## Objective
Set down all of the data that follows word for word, without the images.

## Code that draws figures
-=-=-=-=-
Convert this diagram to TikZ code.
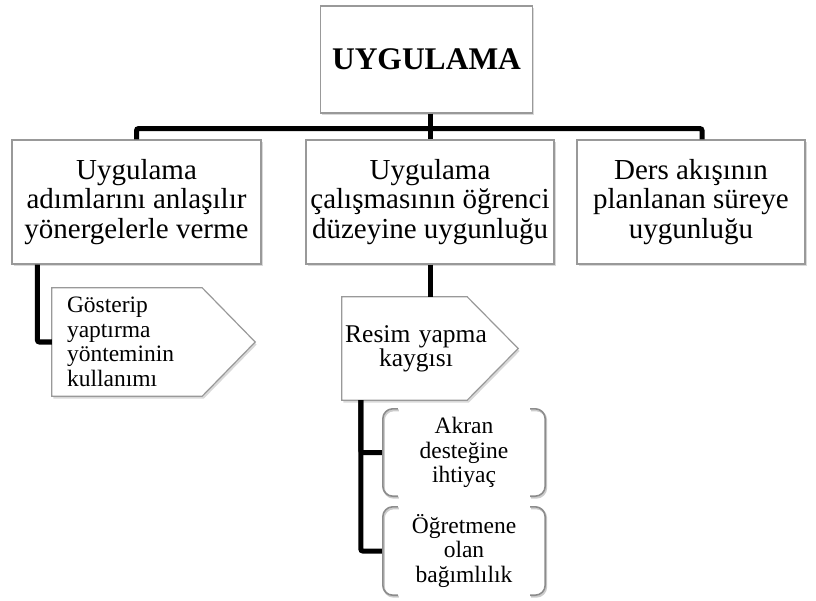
\documentclass[tikz,border=0pt]{standalone}
\usepackage{fontspec}
\setmainfont{Liberation Serif}
\usetikzlibrary{shadows,backgrounds}

\tikzset{
  box/.style={draw=black!40, line width=1.2pt, fill=white, align=center, inner sep=0pt,
    drop shadow={shadow xshift=1.5pt, shadow yshift=-2.5pt, opacity=0.3}},
  pent/.style={draw=black!40, line width=1.2pt, fill=white,
    drop shadow={shadow xshift=1.5pt, shadow yshift=-2.5pt, opacity=0.3}},
  conn/.style={line width=5pt, rounded corners=2pt},
  brk/.style={draw=black!45, line width=1.6pt, rounded corners=10pt,
    preaction={draw=black!20, line width=2pt, transform canvas={xshift=1pt, yshift=-1.5pt}}},
  lvltwo/.style={font=\fontsize{29}{29.5}\selectfont},
  lvlthree/.style={font=\fontsize{23.5}{24.5}\selectfont},
}

\begin{document}
\begin{tikzpicture}[x=1pt, y=-1pt]
    \useasboundingbox (0,0) rectangle (816,601);
    \node [box, minimum width=212pt, minimum height=107pt, font=\fontsize{31.5}{33}\selectfont\bfseries] (root) at (426.5,59.5) {UYGULAMA};
    \node [box, lvltwo, minimum width=249pt, minimum height=124pt] (a1) at (136.5,202) {Uygulama\\adımlarını anlaşılır\\yönergelerle verme};
    \node [box, lvltwo, minimum width=248pt, minimum height=124pt] (a2) at (430,202) {Uygulama\\çalışmasının öğrenci\\düzeyine uygunluğu};
    \node [box, lvltwo, minimum width=228pt, minimum height=124pt] (a3) at (691,202) {Ders akışının\\planlanan süreye\\uygunluğu};
    \node [lvlthree, minimum width=203pt, minimum height=108pt, text width=173pt, inner xsep=15pt, inner ysep=0pt, align=left] (b1) at (153.5,342) {Gösterip\\yaptırma\\yönteminin\\kullanımı};
    \node [minimum width=148pt, minimum height=103pt, text width=148pt, inner sep=0pt, align=center, font=\fontsize{25.5}{22.5}\selectfont] (b2) at (416,348.5) {Resim yapma\\kaygısı};
    \node [lvlthree, minimum width=162pt, minimum height=87pt, text width=162pt, inner sep=0pt, align=center] (c1) at (464,452.5) {Akran\\desteğine\\ihtiyaç};
    \node [lvlthree, minimum width=162pt, minimum height=88pt, text width=162pt, inner sep=0pt, align=center] (c2) at (464,551) {Öğretmene\\olan\\bağımlılık};
    \begin{scope}[on background layer]
    \draw [pent] (b1.north west) -- ([xshift=-53pt]b1.north east) -- (b1.east) -- ([xshift=-53pt]b1.south east) -- (b1.south west) -- cycle;
    \draw [pent] (b2.north west) -- ([xshift=-23pt]b2.north east) -- ([xshift=28pt]b2.east) -- ([xshift=-23pt]b2.south east) -- (b2.south west) -- cycle;
    \end{scope}
    \draw [conn] ([xshift=3.5pt]root.south) -- ++(0,15) coordinate (hub);
    \draw [conn] (hub) -| (a1.north);
    \draw [conn] (hub) -| ([xshift=11pt]a3.north);
    \draw [conn] (hub) -- (a2.north);
    \draw [conn] ([xshift=26pt]a1.south west) |- (b1.west);
    \draw [conn] (a2.south) -- (a2.south |- b2.north);
    \draw [conn] ([xshift=19pt]b2.south west) |- (c1.west);
    \draw [conn] ([xshift=19pt]b2.south west) |- (c2.west);
    \draw [brk] ([xshift=15pt]c1.north west) -- (c1.north west) -- (c1.south west) -- ([xshift=15pt]c1.south west);
    \draw [brk] ([xshift=-15pt]c1.north east) -- (c1.north east) -- (c1.south east) -- ([xshift=-15pt]c1.south east);
    \draw [brk] ([xshift=15pt]c2.north west) -- (c2.north west) -- (c2.south west) -- ([xshift=15pt]c2.south west);
    \draw [brk] ([xshift=-15pt]c2.north east) -- (c2.north east) -- (c2.south east) -- ([xshift=-15pt]c2.south east);
\end{tikzpicture}
\end{document}
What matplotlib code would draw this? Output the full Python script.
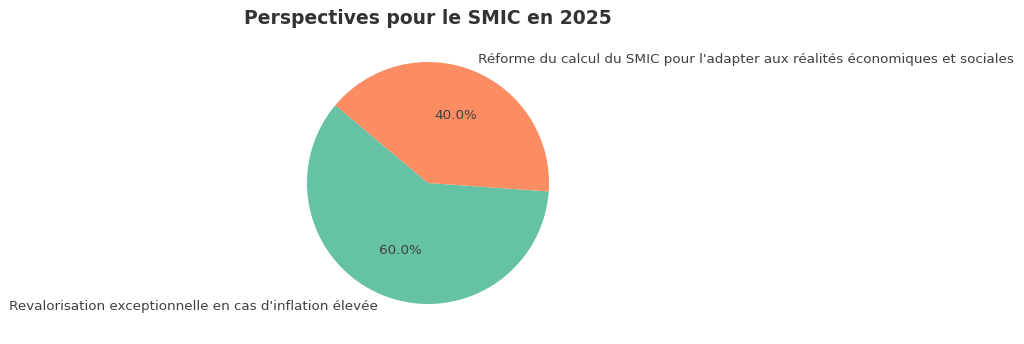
import matplotlib
matplotlib.use("Agg")
import matplotlib.pyplot as plt

title = "Perspectives pour le SMIC en 2025"
labels = ["Revalorisation exceptionnelle en cas d'inflation élevée",
          "Réforme du calcul du SMIC pour l'adapter aux réalités économiques et sociales"]
values = [60, 40]
colors = ["#66c2a5", "#fc8d62"]

W, H = 1024, 344
fig = plt.figure(figsize=(W / 100, H / 100), dpi=100)
R = 121.0
cx, cy = 428.0, 183.0
lim = 1.25
size = 2 * lim * R
ax = fig.add_axes([(cx - size / 2) / W, (H - cy - size / 2) / H, size / W, size / H])
wedges, texts, autotexts = ax.pie(values, labels=labels, colors=colors, startangle=140,
                                  autopct="%1.1f%%", textprops={"color": "#404040", "fontsize": 9.7})
ax.set_xlim(-lim, lim)
ax.set_ylim(-lim, lim)
ax.set_aspect("equal")
ax.axis("off")
fig.text(cx / W, 1 - 18 / H, title, ha="center", va="center", fontsize=13.5,
         fontweight="bold", color="#333333")
fig.savefig("out.png", dpi=100)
-=-=-=-=-
## Response below
Convert this diagram to TikZ code.
\documentclass[tikz,border=0pt]{standalone}
\usepackage{fontspec}
\setmainfont{Liberation Serif}
\usetikzlibrary{shadows,backgrounds}

\tikzset{
  box/.style={draw=black!40, line width=1.2pt, fill=white, align=center, inner sep=0pt,
    drop shadow={shadow xshift=1.5pt, shadow yshift=-2.5pt, opacity=0.3}},
  pent/.style={draw=black!40, line width=1.2pt, fill=white,
    drop shadow={shadow xshift=1.5pt, shadow yshift=-2.5pt, opacity=0.3}},
  conn/.style={line width=5pt, rounded corners=2pt},
  brk/.style={draw=black!45, line width=1.6pt, rounded corners=10pt,
    preaction={draw=black!20, line width=2pt, transform canvas={xshift=1pt, yshift=-1.5pt}}},
  lvltwo/.style={font=\fontsize{29}{29.5}\selectfont},
  lvlthree/.style={font=\fontsize{23.5}{24.5}\selectfont},
}

\begin{document}
\begin{tikzpicture}[x=1pt, y=-1pt]
    \useasboundingbox (0,0) rectangle (816,601);
    \node [box, minimum width=212pt, minimum height=107pt, font=\fontsize{31.5}{33}\selectfont\bfseries] (root) at (426.5,59.5) {UYGULAMA};
    \node [box, lvltwo, minimum width=249pt, minimum height=124pt] (a1) at (136.5,202) {Uygulama\\adımlarını anlaşılır\\yönergelerle verme};
    \node [box, lvltwo, minimum width=248pt, minimum height=124pt] (a2) at (430,202) {Uygulama\\çalışmasının öğrenci\\düzeyine uygunluğu};
    \node [box, lvltwo, minimum width=228pt, minimum height=124pt] (a3) at (691,202) {Ders akışının\\planlanan süreye\\uygunluğu};
    \node [lvlthree, minimum width=203pt, minimum height=108pt, text width=173pt, inner xsep=15pt, inner ysep=0pt, align=left] (b1) at (153.5,342) {Gösterip\\yaptırma\\yönteminin\\kullanımı};
    \node [minimum width=148pt, minimum height=103pt, text width=148pt, inner sep=0pt, align=center, font=\fontsize{25.5}{22.5}\selectfont] (b2) at (416,348.5) {Resim yapma\\kaygısı};
    \node [lvlthree, minimum width=162pt, minimum height=87pt, text width=162pt, inner sep=0pt, align=center] (c1) at (464,452.5) {Akran\\desteğine\\ihtiyaç};
    \node [lvlthree, minimum width=162pt, minimum height=88pt, text width=162pt, inner sep=0pt, align=center] (c2) at (464,551) {Öğretmene\\olan\\bağımlılık};
    \begin{scope}[on background layer]
    \draw [pent] (b1.north west) -- ([xshift=-53pt]b1.north east) -- (b1.east) -- ([xshift=-53pt]b1.south east) -- (b1.south west) -- cycle;
    \draw [pent] (b2.north west) -- ([xshift=-23pt]b2.north east) -- ([xshift=28pt]b2.east) -- ([xshift=-23pt]b2.south east) -- (b2.south west) -- cycle;
    \end{scope}
    \draw [conn] ([xshift=3.5pt]root.south) -- ++(0,15) coordinate (hub);
    \draw [conn] (hub) -| (a1.north);
    \draw [conn] (hub) -| ([xshift=11pt]a3.north);
    \draw [conn] (hub) -- (a2.north);
    \draw [conn] ([xshift=26pt]a1.south west) |- (b1.west);
    \draw [conn] (a2.south) -- (a2.south |- b2.north);
    \draw [conn] ([xshift=19pt]b2.south west) |- (c1.west);
    \draw [conn] ([xshift=19pt]b2.south west) |- (c2.west);
    \draw [brk] ([xshift=15pt]c1.north west) -- (c1.north west) -- (c1.south west) -- ([xshift=15pt]c1.south west);
    \draw [brk] ([xshift=-15pt]c1.north east) -- (c1.north east) -- (c1.south east) -- ([xshift=-15pt]c1.south east);
    \draw [brk] ([xshift=15pt]c2.north west) -- (c2.north west) -- (c2.south west) -- ([xshift=15pt]c2.south west);
    \draw [brk] ([xshift=-15pt]c2.north east) -- (c2.north east) -- (c2.south east) -- ([xshift=-15pt]c2.south east);
\end{tikzpicture}
\end{document}
What matplotlib code would draw this? Output the full Python script.
import matplotlib
matplotlib.use("Agg")
import matplotlib.pyplot as plt

title = "Perspectives pour le SMIC en 2025"
labels = ["Revalorisation exceptionnelle en cas d'inflation élevée",
          "Réforme du calcul du SMIC pour l'adapter aux réalités économiques et sociales"]
values = [60, 40]
colors = ["#66c2a5", "#fc8d62"]

W, H = 1024, 344
fig = plt.figure(figsize=(W / 100, H / 100), dpi=100)
R = 121.0
cx, cy = 428.0, 183.0
lim = 1.25
size = 2 * lim * R
ax = fig.add_axes([(cx - size / 2) / W, (H - cy - size / 2) / H, size / W, size / H])
wedges, texts, autotexts = ax.pie(values, labels=labels, colors=colors, startangle=140,
                                  autopct="%1.1f%%", textprops={"color": "#404040", "fontsize": 9.7})
ax.set_xlim(-lim, lim)
ax.set_ylim(-lim, lim)
ax.set_aspect("equal")
ax.axis("off")
fig.text(cx / W, 1 - 18 / H, title, ha="center", va="center", fontsize=13.5,
         fontweight="bold", color="#333333")
fig.savefig("out.png", dpi=100)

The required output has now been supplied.